+++ DATA LISTING +++

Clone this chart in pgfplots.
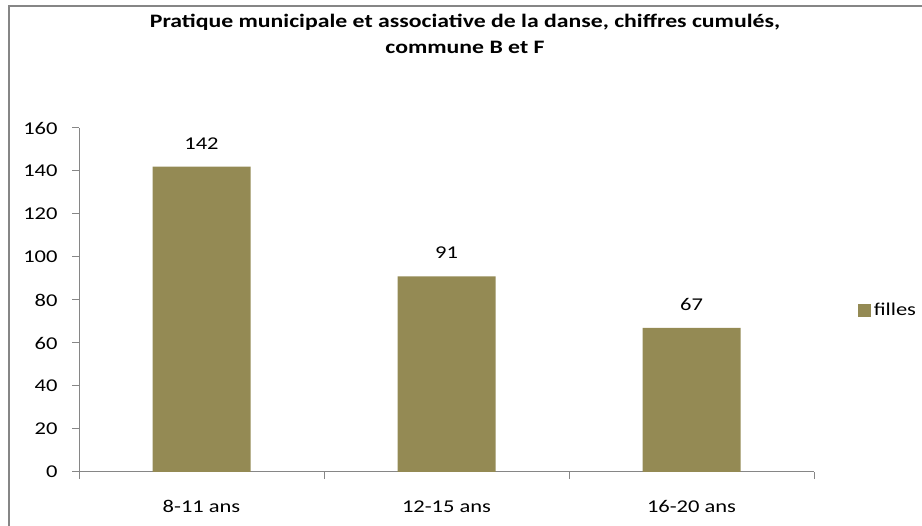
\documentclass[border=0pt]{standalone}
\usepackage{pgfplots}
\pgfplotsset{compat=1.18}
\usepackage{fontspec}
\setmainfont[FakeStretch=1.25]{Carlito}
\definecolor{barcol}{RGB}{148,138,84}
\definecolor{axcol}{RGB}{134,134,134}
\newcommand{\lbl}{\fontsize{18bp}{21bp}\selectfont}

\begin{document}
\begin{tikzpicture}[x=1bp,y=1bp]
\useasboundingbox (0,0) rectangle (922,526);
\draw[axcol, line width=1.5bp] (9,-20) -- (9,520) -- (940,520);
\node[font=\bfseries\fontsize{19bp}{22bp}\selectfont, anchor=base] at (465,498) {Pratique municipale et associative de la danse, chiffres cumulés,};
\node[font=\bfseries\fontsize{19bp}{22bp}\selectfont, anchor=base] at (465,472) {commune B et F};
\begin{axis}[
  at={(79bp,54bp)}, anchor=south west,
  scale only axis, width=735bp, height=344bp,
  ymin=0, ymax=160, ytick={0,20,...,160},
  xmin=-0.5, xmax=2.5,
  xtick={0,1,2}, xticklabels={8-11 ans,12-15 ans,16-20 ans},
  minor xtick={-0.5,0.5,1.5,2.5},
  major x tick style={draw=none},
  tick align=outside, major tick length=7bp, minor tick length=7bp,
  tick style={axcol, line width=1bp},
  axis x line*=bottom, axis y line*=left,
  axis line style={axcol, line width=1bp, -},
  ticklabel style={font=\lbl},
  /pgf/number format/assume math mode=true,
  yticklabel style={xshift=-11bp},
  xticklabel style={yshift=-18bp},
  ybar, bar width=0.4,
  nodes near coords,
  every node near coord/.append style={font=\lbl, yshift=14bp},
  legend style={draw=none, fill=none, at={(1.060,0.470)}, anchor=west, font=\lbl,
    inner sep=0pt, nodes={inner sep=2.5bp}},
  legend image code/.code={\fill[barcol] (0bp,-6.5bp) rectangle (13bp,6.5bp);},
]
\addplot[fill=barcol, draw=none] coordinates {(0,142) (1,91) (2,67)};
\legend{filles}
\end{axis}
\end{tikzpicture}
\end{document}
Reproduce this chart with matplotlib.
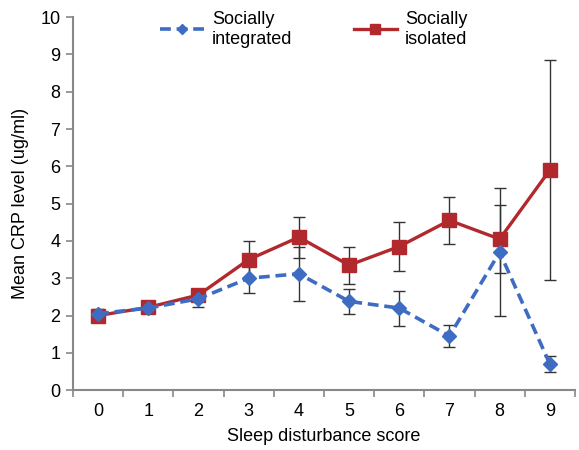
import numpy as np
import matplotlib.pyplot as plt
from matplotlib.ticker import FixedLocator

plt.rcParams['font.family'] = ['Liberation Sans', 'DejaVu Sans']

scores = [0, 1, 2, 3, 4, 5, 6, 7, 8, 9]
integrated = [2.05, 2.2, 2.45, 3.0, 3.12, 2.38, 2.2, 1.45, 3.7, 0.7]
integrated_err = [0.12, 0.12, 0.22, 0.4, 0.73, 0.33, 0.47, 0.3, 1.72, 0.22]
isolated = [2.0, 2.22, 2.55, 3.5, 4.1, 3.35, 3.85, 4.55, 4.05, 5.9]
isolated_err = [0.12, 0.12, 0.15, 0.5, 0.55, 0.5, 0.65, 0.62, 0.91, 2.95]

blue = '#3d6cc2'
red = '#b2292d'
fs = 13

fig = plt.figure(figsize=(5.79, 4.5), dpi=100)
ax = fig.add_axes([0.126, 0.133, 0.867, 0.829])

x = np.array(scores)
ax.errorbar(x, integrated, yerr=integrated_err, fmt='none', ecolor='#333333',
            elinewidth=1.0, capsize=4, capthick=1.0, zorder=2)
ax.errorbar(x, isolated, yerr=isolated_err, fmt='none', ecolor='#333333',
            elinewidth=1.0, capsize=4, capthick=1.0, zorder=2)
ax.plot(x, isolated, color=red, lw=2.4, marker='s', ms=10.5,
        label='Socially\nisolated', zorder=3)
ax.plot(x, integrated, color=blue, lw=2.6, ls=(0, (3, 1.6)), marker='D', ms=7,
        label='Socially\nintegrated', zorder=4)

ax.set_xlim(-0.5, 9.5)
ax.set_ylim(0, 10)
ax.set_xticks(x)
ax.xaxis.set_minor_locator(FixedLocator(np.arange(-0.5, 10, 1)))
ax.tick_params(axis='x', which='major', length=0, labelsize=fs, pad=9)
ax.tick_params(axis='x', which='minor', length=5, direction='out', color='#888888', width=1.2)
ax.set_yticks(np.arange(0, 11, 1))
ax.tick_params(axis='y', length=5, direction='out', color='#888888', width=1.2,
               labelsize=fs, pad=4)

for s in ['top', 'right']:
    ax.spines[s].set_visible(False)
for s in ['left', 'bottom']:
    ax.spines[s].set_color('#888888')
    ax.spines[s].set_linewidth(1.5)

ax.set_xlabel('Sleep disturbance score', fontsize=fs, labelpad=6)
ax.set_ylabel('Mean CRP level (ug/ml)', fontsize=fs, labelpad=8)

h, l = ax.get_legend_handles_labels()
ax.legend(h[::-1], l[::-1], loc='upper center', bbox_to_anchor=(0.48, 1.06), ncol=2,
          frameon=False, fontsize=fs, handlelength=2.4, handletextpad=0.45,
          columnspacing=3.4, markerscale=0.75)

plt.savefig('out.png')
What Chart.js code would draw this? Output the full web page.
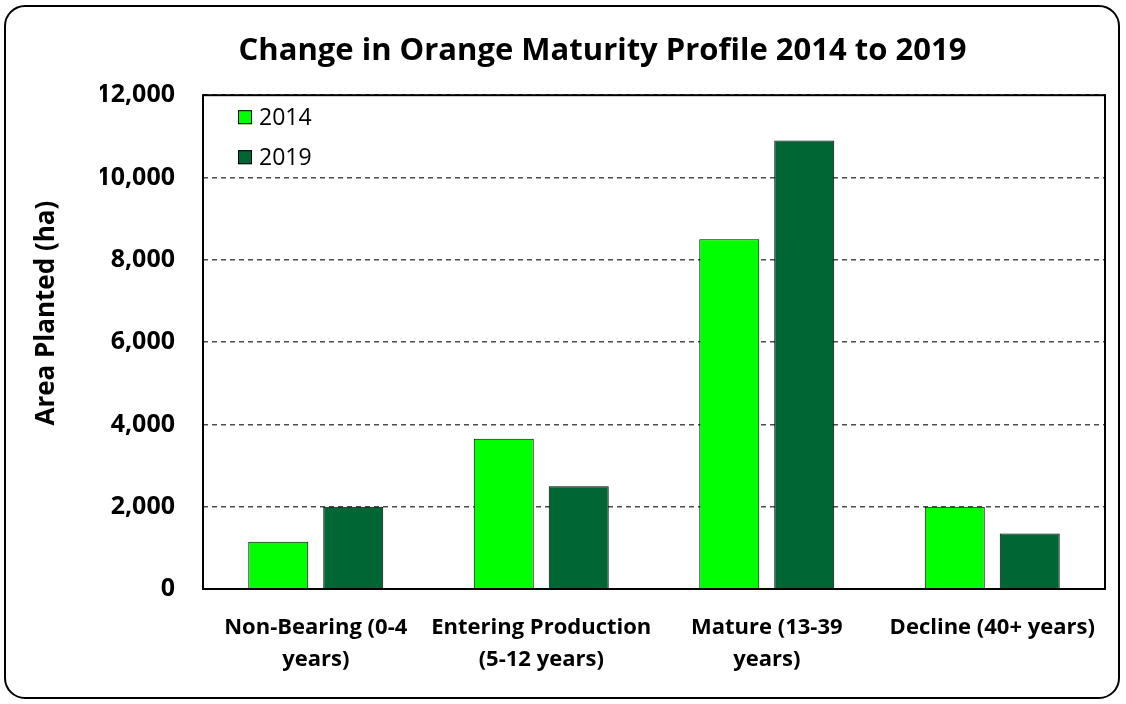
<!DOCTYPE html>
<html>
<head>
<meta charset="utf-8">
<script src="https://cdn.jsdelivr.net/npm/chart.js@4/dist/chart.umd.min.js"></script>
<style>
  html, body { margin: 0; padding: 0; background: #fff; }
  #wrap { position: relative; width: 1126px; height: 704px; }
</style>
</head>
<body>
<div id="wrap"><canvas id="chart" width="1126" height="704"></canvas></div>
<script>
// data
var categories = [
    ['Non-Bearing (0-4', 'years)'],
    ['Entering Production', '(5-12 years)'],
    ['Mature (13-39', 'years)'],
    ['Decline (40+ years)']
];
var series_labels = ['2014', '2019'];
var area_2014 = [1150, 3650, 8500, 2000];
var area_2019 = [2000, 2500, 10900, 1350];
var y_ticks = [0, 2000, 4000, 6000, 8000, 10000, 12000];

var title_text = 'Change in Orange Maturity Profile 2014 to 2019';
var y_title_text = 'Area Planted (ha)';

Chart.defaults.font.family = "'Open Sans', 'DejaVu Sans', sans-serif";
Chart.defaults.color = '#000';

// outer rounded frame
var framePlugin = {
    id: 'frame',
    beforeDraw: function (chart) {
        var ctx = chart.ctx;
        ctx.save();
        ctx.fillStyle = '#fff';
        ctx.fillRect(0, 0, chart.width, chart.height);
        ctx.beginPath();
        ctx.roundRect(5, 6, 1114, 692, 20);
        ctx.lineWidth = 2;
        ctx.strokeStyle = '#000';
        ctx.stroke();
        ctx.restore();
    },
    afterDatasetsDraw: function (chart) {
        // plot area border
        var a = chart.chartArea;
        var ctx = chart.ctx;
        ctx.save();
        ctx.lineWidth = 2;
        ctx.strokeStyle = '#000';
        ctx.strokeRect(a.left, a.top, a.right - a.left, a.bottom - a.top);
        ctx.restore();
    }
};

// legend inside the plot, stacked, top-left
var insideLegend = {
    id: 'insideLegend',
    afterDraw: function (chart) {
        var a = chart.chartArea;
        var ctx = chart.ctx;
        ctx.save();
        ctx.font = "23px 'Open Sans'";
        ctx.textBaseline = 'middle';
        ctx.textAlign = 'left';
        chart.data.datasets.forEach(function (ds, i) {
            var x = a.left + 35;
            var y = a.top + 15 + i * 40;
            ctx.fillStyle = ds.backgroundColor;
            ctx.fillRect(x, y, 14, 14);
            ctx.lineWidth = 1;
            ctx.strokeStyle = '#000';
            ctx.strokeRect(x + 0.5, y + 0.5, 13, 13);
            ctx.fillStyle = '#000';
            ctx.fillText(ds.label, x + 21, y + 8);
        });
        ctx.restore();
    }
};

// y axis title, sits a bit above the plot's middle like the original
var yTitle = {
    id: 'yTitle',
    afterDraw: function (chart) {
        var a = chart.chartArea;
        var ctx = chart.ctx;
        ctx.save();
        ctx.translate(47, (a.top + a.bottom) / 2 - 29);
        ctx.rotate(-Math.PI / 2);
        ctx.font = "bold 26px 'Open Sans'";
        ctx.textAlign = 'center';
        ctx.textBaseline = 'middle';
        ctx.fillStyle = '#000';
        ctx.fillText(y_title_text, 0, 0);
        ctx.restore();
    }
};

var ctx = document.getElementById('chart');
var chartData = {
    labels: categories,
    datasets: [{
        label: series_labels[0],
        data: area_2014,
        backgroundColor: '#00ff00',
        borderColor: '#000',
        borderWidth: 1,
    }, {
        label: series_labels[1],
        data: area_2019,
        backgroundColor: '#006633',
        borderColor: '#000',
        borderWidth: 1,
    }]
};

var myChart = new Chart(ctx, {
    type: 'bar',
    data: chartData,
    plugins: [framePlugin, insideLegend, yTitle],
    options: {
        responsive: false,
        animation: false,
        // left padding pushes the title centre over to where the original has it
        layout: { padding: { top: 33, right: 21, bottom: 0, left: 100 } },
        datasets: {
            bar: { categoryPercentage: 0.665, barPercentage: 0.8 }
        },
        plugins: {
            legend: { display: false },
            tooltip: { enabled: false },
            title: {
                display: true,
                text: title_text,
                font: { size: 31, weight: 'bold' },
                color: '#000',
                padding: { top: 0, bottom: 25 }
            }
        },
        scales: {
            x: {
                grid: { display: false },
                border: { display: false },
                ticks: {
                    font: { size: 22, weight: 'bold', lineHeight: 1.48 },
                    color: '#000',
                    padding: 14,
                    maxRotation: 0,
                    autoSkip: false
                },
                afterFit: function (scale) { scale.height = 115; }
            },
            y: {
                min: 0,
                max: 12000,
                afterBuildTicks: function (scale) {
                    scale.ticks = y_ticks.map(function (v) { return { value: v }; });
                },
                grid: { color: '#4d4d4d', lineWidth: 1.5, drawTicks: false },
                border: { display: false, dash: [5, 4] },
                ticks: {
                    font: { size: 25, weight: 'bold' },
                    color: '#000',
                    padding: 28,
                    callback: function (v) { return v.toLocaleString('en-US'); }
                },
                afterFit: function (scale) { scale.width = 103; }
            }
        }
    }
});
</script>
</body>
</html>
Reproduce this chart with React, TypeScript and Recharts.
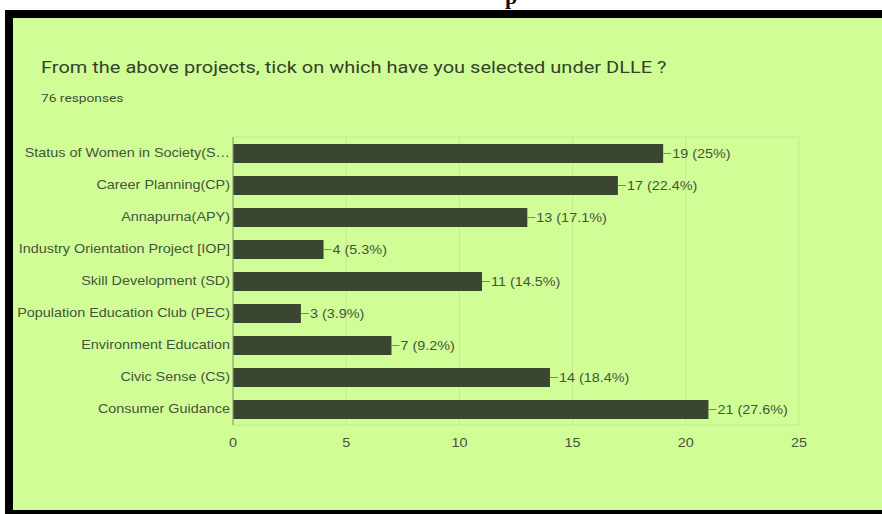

+++

# AIM:
Pictures stay out: repeat exactly only the lines from the one with "Reproduce this chart with matplotlib." through the one with "plt.rcParams['font.family'] = ['Liberation".

# WRITTEN RESPONSE:
Reproduce this chart with matplotlib.
import numpy as np
import matplotlib.pyplot as plt
from matplotlib.ticker import FixedLocator

plt.rcParams['font.family'] = ['Liberation Sans', 'DejaVu Sans']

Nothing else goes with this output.